A little more than two months after a major disruption in a federal trial against eight reputed members of the Vagos Outlaw Motorcycle Club, a federal judge has ruled that the most serious charges of murder and conspiracy to participate in a racketeering enterprise will not be thrown out.
The motion to dismiss the charges surfaced after the government’s star witness — an ousted Vagos member who had been cooperating with authorities and agreed to testify against his former allies — admitted to repeatedly lying on the witness stand in September.
Gary “Jabbers” Rudnick had spent more than three days telling jurors that Vagos members had plotted to kill a rival biker in 2011 in Sparks.
“This was one of the worst witnesses ever put forth in a courtroom,” Jess Marchese, an attorney for one of the eight men on trial, said Thursday. He and attorneys for the remaining defendants had asked U.S. District Chief Judge Gloria Navarro to throw out the murder and racketeering charges due to a lack of sufficient evidence.

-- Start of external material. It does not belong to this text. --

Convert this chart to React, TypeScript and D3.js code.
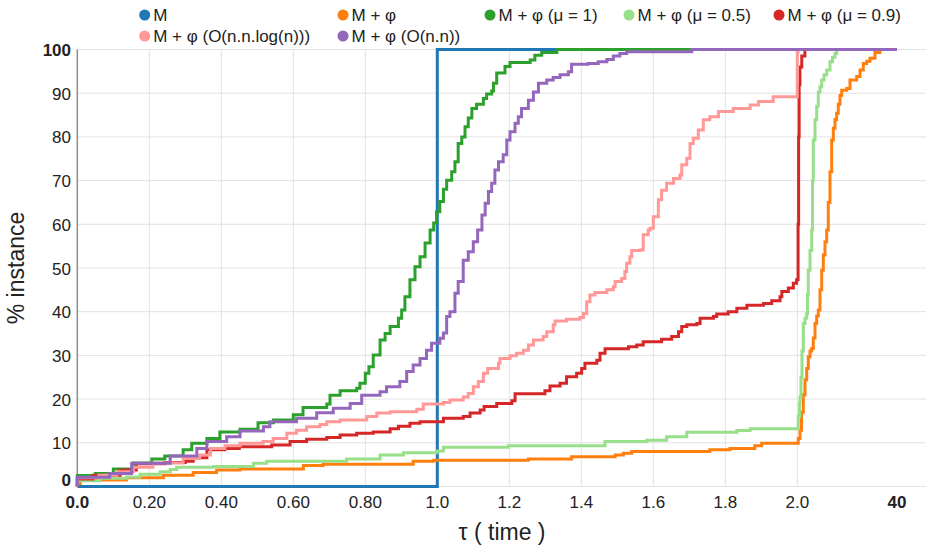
import React from "react";
import * as d3 from "d3";

type Pt = [number, number];

const seriesNames = [
  "M",
  "M + φ",
  "M + φ (μ = 1)",
  "M + φ (μ = 0.5)",
  "M + φ (μ = 0.9)",
  "M + φ (O(n.n.log(n)))",
  "M + φ (O(n.n))",
];

const seriesColors = ["#1f77b4", "#ff7f0e", "#2ca02c", "#98df8a", "#d62728", "#ff9896", "#9467bd"];

const xTickValues = [0, 0.2, 0.4, 0.6, 0.8, 1.0, 1.2, 1.4, 1.6, 1.8, 2.0, 40];
const xTickLabels = ["0.0", "0.20", "0.40", "0.60", "0.80", "1.0", "1.2", "1.4", "1.6", "1.8", "2.0", "40"];
const yTickValues = [0, 10, 20, 30, 40, 50, 60, 70, 80, 90, 100];

const seriesM: Pt[] = [[0, 0], [1.0, 100], [40, 100]];

const seriesMphi: Pt[] = [
  [0, 0], [0, 0.7], [0.008, 1.5], [0.137, 2.0], [0.239, 2.6], [0.322, 3.2], [0.387, 3.8], [0.452, 4.0],
  [0.628, 4.8], [0.683, 5.1], [0.933, 5.8], [0.99, 6.0], [1.253, 6.3], [1.373, 6.8], [1.494, 7.2],
  [1.517, 7.6], [1.54, 8.0], [1.757, 8.4], [1.813, 8.7], [1.882, 9.3], [1.901, 9.9], [2.38, 11],
  [3.03, 12.9], [3.6, 17], [4.29, 21], [4.93, 24.4], [5.58, 27], [6.19, 29.7], [6.84, 31], [7.49, 31.6],
  [8.1, 34], [8.75, 37.3], [9.39, 39], [10.0, 40.4], [10.65, 45], [11.3, 49.5], [11.91, 53], [12.55, 56],
  [13.2, 58.7], [13.81, 65], [14.46, 72], [15.1, 79.3], [15.72, 82], [16.36, 84], [17.0, 85.4],
  [17.62, 87.5], [18.27, 89.5], [18.92, 90.7], [20.83, 91.1], [22.08, 93], [24.64, 93.8], [25.9, 95.3],
  [27.15, 96.8], [28.45, 97.3], [29.7, 98], [31.6, 99.3], [33.5, 100], [40, 100],
];

const seriesMu1: Pt[] = [
  [0, 0], [0, 2.5], [0.05, 3.0], [0.1, 4.0], [0.156, 5.4], [0.207, 6.3], [0.243, 7.0], [0.294, 8.4],
  [0.318, 9.9], [0.36, 11.0], [0.396, 12.5], [0.452, 13.1], [0.502, 14.6], [0.545, 15.2], [0.6, 16.4],
  [0.627, 18.1], [0.693, 18.9], [0.702, 20.9], [0.73, 21.9], [0.776, 22.5], [0.785, 23.6], [0.8, 25.9],
  [0.81, 27.4], [0.822, 30.1], [0.841, 33.5], [0.855, 35], [0.869, 36.6], [0.892, 38.5], [0.901, 40.4],
  [0.91, 43.4], [0.924, 47.3], [0.938, 50.3], [0.952, 52.6], [0.966, 55.7], [0.98, 58.7], [0.99, 60.3],
  [0.998, 62.9], [1.007, 65.2], [1.017, 68], [1.026, 70.1], [1.04, 72], [1.049, 74.3], [1.058, 78.5],
  [1.068, 80], [1.077, 82.3], [1.086, 84.3], [1.096, 86.5], [1.109, 87.5], [1.128, 88.8], [1.137, 89.8],
  [1.151, 90.5], [1.156, 92.3], [1.165, 94.6], [1.188, 96.1], [1.202, 97], [1.258, 97.6], [1.271, 98.7],
  [1.29, 99.3], [1.332, 100], [40, 100],
];

const seriesMu05: Pt[] = [
  [0, 0], [0, 1.3], [0.063, 1.9], [0.137, 2.2], [0.174, 2.8], [0.23, 3.4], [0.258, 3.9], [0.276, 4.4],
  [0.378, 4.6], [0.489, 5.3], [0.526, 5.8], [0.748, 6.3], [0.841, 7.2], [0.906, 7.7], [0.998, 8.1],
  [1.017, 9.0], [1.197, 9.3], [1.466, 10.3], [1.582, 10.6], [1.637, 11.4], [1.693, 12.4], [1.832, 12.8],
  [1.869, 13.2], [2.38, 16], [2.84, 19], [3.03, 20.5], [3.41, 25], [3.79, 31], [4.29, 37.3], [4.93, 38.5],
  [5.58, 39.6], [5.89, 44], [6.19, 49.5], [6.84, 54], [7.49, 58.7], [7.79, 70], [8.1, 79.3], [8.75, 83.9],
  [9.39, 87], [10.0, 90.3], [10.65, 91.5], [11.3, 93], [12.18, 94.2], [13.2, 95.3], [14.46, 97.2],
  [15.41, 98.2], [16.36, 99.1], [17.0, 100], [40, 100],
];

const seriesMu09: Pt[] = [
  [0, 0], [0, 1.7], [0.044, 2.6], [0.119, 3.8], [0.164, 5.2], [0.243, 5.5], [0.3, 5.8], [0.322, 6.6],
  [0.36, 8.4], [0.41, 8.7], [0.45, 9.1], [0.54, 9.5], [0.591, 10.3], [0.637, 10.8], [0.693, 11.2],
  [0.73, 11.8], [0.776, 12.2], [0.822, 12.5], [0.869, 13.2], [0.892, 13.8], [0.924, 14.5], [0.952, 14.8],
  [1.017, 15.6], [1.072, 16], [1.091, 16.8], [1.119, 17.5], [1.13, 18.3], [1.165, 19], [1.207, 19.6],
  [1.216, 21.2], [1.299, 21.9], [1.313, 23], [1.341, 23.6], [1.359, 25.1], [1.387, 25.9], [1.401, 27],
  [1.41, 28.2], [1.443, 28.9], [1.452, 30.5], [1.466, 31.5], [1.531, 32], [1.554, 32.4], [1.572, 33.1],
  [1.623, 33.7], [1.651, 34.3], [1.67, 35.4], [1.679, 36.6], [1.693, 37], [1.721, 37.3], [1.73, 38.5],
  [1.767, 38.9], [1.776, 39.5], [1.808, 40], [1.832, 40.8], [1.86, 41.5], [1.906, 41.9], [1.929, 42.5],
  [1.952, 43.4], [1.957, 44.6], [1.975, 45.4], [1.989, 46.5], [1.998, 47.3], [2.3, 60], [2.5, 80],
  [2.7, 92], [3.0, 96], [3.7, 98.5], [4.9, 100], [40, 100],
];

const seriesNlogN: Pt[] = [
  [0, 0], [0, 2.0], [0.06, 2.6], [0.11, 3.4], [0.156, 4.4], [0.21, 5.4], [0.294, 6.4], [0.34, 7.2],
  [0.37, 8.7], [0.41, 9.3], [0.452, 9.9], [0.516, 10.3], [0.544, 11], [0.582, 12.2], [0.609, 12.9],
  [0.637, 13.7], [0.674, 14.2], [0.693, 14.8], [0.73, 15.2], [0.804, 16], [0.832, 16.8], [0.869, 17.1],
  [0.943, 17.7], [0.961, 18.9], [1.017, 19.2], [1.035, 19.8], [1.072, 20.5], [1.086, 21.3], [1.1, 22.8],
  [1.114, 24], [1.128, 25.9], [1.14, 27], [1.17, 28.2], [1.174, 29.3], [1.202, 29.9], [1.22, 30.5],
  [1.239, 31.2], [1.253, 32.4], [1.267, 33.5], [1.294, 34.3], [1.304, 35.4], [1.322, 37], [1.327, 37.9],
  [1.359, 38.3], [1.396, 38.7], [1.406, 39.6], [1.415, 42.3], [1.424, 43.8], [1.438, 44.4], [1.471, 45],
  [1.489, 45.7], [1.494, 46.9], [1.512, 47.6], [1.521, 49.2], [1.526, 51.1], [1.535, 52.6], [1.54, 54],
  [1.563, 54.1], [1.572, 57.6], [1.586, 58.7], [1.591, 59.1], [1.6, 61.7], [1.614, 65.6], [1.623, 67.8],
  [1.637, 69.4], [1.656, 70.5], [1.674, 71.3], [1.679, 73.6], [1.693, 75.1], [1.702, 78.5], [1.711, 79.7],
  [1.725, 81.6], [1.739, 83.9], [1.757, 84.6], [1.781, 85.8], [1.822, 86.5], [1.869, 87.3], [1.892, 88.1],
  [1.933, 89.2], [2.0, 99.5], [2.3, 100], [40, 100],
];

const seriesNN: Pt[] = [
  [0, 0], [0, 2.1], [0.09, 3.0], [0.151, 5.3], [0.258, 7.0], [0.332, 8.7], [0.36, 10.3], [0.415, 11.4],
  [0.452, 12.7], [0.517, 13.7], [0.535, 14.8], [0.609, 15.6], [0.665, 16.9], [0.711, 17.9], [0.758, 19],
  [0.79, 20.9], [0.841, 21.7], [0.859, 22.8], [0.896, 24], [0.915, 26.3], [0.933, 27.8], [0.952, 29.3],
  [0.97, 31.2], [0.984, 32.8], [1.007, 33.9], [1.017, 35.1], [1.026, 38.9], [1.035, 40], [1.049, 44.2],
  [1.058, 46.9], [1.072, 51.8], [1.086, 53.7], [1.1, 56], [1.112, 58.7], [1.124, 62.1], [1.133, 64.8],
  [1.142, 67.5], [1.151, 69.4], [1.16, 72.4], [1.17, 74.3], [1.183, 75.9], [1.193, 79.3], [1.202, 81.2],
  [1.216, 83.1], [1.225, 84.6], [1.234, 86.5], [1.253, 88.4], [1.267, 90.3], [1.281, 92.3], [1.304, 93],
  [1.322, 93.6], [1.341, 94.2], [1.364, 94.9], [1.373, 96.6], [1.419, 96.8], [1.447, 97.2], [1.471, 97.7],
  [1.489, 98.5], [1.507, 99.1], [1.526, 99.5], [1.707, 100], [40, 100],
];

const allSeries: Pt[][] = [seriesM, seriesMphi, seriesMu1, seriesMu05, seriesMu09, seriesNlogN, seriesNN];

const W = 926;
const H = 550;
const FONT = "'Liberation Sans', Arial, Helvetica, sans-serif";

export default function App() {
  const x = d3.scaleLinear().domain([0, 2, 40]).range([77.3, 797.3, 897]);
  const y = d3.scaleLinear().domain([0, 100]).range([486.5, 49.5]);
  const line = d3
    .line<Pt>()
    .x((d) => x(d[0]))
    .y((d) => y(d[1]))
    .curve(d3.curveStepAfter);

  const legendPos: [number, number][] = [
    [144.7, 15], [343, 15], [490, 15], [629, 15], [779, 15],
    [144.7, 36], [343, 36],
  ];

  const lastX = xTickValues.length - 1;
  const lastY = yTickValues.length - 1;

  return (
    <svg
      width={W}
      height={H}
      style={{ position: "absolute", left: 0, top: 0, background: "#fff" }}
      fontFamily={FONT}
    >
      {yTickValues.map((v) => (
        <line key={"hg" + v} x1={x(0)} x2={W} y1={y(v)} y2={y(v)} stroke="#e2e2e2" strokeWidth={1} />
      ))}
      {xTickValues
        .filter((v) => v > 0 && v <= 2)
        .map((v) => (
          <line key={"vg" + v} x1={x(v)} x2={x(v)} y1={y(100)} y2={y(0)} stroke="#e2e2e2" strokeWidth={1} />
        ))}
      <line x1={x(0)} x2={x(0)} y1={y(100)} y2={y(0)} stroke="#8c8c8c" strokeWidth={1.5} />

      {allSeries.map((s, i) => (
        <path
          key={"s" + i}
          d={line(s) || ""}
          fill="none"
          stroke={seriesColors[i]}
          strokeWidth={3}
        />
      ))}

      {yTickValues.map((v, i) => (
        <text
          key={"yt" + v}
          x={71}
          y={i === 0 ? y(v) - 0.5 : y(v) + 6.5}
          textAnchor="end"
          fontSize={17}
          fontWeight={i === 0 || i === lastY ? "bold" : "normal"}
          fill="#222"
        >
          {v}
        </text>
      ))}

      {xTickValues.map((v, i) => (
        <text
          key={"xt" + i}
          x={x(v)}
          y={508}
          textAnchor="middle"
          fontSize={17}
          fontWeight={i === 0 || i === lastX ? "bold" : "normal"}
          fill="#222"
        >
          {xTickLabels[i]}
        </text>
      ))}

      <text x={502} y={540} textAnchor="middle" fontSize={23} fill="#222">
        τ ( time )
      </text>
      <text
        transform={`translate(24, ${(y(0) + y(100)) / 2}) rotate(-90)`}
        textAnchor="middle"
        fontSize={23}
        fill="#222"
      >
        % instance
      </text>

      {seriesNames.map((name, i) => (
        <g key={"lg" + i} transform={`translate(${legendPos[i][0]}, ${legendPos[i][1]})`}>
          <circle r={5.5} fill={seriesColors[i]} />
          <text x={8.5} y={0} dy="0.35em" fontSize={17} fill="#222">
            {name}
          </text>
        </g>
      ))}
    </svg>
  );
}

After more than four hours of arguments Thursday, Navarro agreed with the defense that the case was “a lot weaker than it was in the beginning,” but that she weighed the “totality of the circumstances” when making her decision.
The trial, which began in August and was expected to last through the end of the year, resumes Monday morning.

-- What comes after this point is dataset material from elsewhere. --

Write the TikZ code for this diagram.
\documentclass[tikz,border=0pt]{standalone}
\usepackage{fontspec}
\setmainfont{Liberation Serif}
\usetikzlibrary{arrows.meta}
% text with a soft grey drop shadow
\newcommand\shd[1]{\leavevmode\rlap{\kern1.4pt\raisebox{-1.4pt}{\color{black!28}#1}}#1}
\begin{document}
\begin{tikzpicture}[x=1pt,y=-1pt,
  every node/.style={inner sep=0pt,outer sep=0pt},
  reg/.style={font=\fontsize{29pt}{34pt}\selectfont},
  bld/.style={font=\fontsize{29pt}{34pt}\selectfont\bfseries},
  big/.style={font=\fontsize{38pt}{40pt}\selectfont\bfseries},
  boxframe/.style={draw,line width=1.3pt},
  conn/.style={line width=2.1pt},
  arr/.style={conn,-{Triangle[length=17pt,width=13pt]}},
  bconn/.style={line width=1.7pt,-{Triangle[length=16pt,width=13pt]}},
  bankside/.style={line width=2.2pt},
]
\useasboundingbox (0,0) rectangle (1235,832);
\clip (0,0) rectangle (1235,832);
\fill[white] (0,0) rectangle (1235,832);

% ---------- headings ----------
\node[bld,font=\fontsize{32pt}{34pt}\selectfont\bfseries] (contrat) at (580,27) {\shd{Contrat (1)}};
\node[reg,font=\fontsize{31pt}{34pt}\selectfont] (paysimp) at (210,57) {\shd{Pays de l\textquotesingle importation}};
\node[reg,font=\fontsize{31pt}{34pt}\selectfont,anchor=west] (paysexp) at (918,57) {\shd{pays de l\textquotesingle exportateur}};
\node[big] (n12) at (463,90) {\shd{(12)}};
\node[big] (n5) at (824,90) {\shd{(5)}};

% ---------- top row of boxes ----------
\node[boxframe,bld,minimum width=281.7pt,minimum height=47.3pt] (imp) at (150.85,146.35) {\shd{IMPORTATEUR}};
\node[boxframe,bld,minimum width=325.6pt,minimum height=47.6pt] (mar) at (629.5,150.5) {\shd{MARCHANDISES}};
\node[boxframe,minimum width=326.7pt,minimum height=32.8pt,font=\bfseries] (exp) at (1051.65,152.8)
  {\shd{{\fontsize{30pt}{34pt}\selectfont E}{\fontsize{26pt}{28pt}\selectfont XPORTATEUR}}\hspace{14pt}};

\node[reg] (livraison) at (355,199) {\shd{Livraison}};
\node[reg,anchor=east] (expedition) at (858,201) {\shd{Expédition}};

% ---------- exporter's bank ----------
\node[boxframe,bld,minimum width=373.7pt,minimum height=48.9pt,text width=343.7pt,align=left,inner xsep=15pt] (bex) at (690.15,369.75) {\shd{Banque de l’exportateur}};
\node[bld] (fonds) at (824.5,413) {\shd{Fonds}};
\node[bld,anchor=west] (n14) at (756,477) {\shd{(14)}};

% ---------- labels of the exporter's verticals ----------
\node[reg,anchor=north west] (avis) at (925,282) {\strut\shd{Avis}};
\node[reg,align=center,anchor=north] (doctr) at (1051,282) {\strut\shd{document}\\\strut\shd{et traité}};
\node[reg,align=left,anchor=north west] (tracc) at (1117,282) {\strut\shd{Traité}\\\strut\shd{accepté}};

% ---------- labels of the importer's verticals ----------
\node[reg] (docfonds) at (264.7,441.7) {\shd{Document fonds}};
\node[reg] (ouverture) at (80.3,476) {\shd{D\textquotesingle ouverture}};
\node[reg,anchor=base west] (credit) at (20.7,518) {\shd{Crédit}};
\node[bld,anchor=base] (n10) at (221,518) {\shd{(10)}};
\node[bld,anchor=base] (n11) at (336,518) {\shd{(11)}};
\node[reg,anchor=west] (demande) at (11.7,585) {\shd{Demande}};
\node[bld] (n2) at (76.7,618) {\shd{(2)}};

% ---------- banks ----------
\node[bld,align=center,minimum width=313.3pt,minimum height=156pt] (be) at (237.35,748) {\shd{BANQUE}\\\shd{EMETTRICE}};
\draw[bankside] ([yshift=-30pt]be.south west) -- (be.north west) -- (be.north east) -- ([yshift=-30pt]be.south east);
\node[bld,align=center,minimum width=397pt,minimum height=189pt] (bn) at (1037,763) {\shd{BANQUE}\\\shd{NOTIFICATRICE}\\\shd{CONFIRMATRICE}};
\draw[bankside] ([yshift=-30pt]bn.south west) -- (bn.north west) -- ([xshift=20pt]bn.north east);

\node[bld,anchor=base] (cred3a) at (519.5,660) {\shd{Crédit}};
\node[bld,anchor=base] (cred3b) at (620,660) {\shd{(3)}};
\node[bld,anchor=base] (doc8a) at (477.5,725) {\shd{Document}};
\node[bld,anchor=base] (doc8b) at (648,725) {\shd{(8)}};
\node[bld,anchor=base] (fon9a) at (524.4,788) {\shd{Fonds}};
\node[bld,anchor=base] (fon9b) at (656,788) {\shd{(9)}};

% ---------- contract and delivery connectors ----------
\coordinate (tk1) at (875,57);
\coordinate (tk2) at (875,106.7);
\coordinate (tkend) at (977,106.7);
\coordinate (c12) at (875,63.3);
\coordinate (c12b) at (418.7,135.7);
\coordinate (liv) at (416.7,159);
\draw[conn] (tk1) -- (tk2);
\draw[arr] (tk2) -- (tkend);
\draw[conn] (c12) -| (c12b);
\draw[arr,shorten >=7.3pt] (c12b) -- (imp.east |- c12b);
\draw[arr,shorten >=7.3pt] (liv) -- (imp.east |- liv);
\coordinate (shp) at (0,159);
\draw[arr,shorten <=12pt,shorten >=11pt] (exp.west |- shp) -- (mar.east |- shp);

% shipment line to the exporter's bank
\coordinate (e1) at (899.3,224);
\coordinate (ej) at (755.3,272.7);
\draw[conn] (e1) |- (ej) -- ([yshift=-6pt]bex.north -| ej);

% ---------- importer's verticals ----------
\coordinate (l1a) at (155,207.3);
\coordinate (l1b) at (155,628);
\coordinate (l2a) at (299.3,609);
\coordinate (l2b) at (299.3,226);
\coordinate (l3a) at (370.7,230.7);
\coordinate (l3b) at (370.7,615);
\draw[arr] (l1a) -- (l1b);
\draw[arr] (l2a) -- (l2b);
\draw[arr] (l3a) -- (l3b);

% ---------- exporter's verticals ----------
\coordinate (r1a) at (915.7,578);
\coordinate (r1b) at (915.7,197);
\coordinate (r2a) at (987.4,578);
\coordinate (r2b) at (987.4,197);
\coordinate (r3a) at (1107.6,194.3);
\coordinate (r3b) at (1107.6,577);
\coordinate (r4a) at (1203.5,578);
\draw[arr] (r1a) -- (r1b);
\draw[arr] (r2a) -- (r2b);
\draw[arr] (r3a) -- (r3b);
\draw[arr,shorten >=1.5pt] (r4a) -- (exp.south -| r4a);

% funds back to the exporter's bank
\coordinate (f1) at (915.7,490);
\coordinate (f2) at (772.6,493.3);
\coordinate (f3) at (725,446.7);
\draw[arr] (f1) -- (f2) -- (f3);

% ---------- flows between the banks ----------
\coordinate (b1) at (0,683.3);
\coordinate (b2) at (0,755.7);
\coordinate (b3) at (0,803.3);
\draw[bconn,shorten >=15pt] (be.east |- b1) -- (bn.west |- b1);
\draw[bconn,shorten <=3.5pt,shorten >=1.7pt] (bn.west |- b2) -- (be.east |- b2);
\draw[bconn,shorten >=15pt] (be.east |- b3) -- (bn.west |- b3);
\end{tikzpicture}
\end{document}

The charges stem from a racketeering indictment in 2017 against 23 Vagos members arrested in Nevada, Hawaii and California.
Vagos, the Spanish term for “lazy,” is a reference to a vagabond. According to the indictment, the biker club was formed in San Bernardino, California, in the mid-1960s and has spread to at least seven countries. It is said to have 75 chapters in the United States, 54 of which are in Nevada and California, the states where authorities have said most of the criminal activity occurred.
The eight men on trial — Pastor Fausto Palafox, Albert Lopez, Albert Benjamin Perez, James Patrick Gillespie, Ernesto Manuel Gonzalez, Bradley Michael Campos, Cesar Vaquera Morales and Diego Chavez Garcia — also face one count of using a firearm to commit murder during and in retaliation to a crime of violence in addition to the murder and conspiracy charges.
The bikers are accused of a laundry list of violent crimes, including the 2011 fatal shooting of a rival Hells Angel club member at the Sparks Nugget Hotel & Casino — a crime described, at the time, as part of a broader criminal conspiracy that involved a coordinated cover-up and threats of retaliation against club members who cooperated with law enforcement.
Thirteen more defendants are awaiting trial in a case that prosecutors allege involves Vagos and crimes in Nevada, California, Arizona, Hawaii, Oregon and Utah.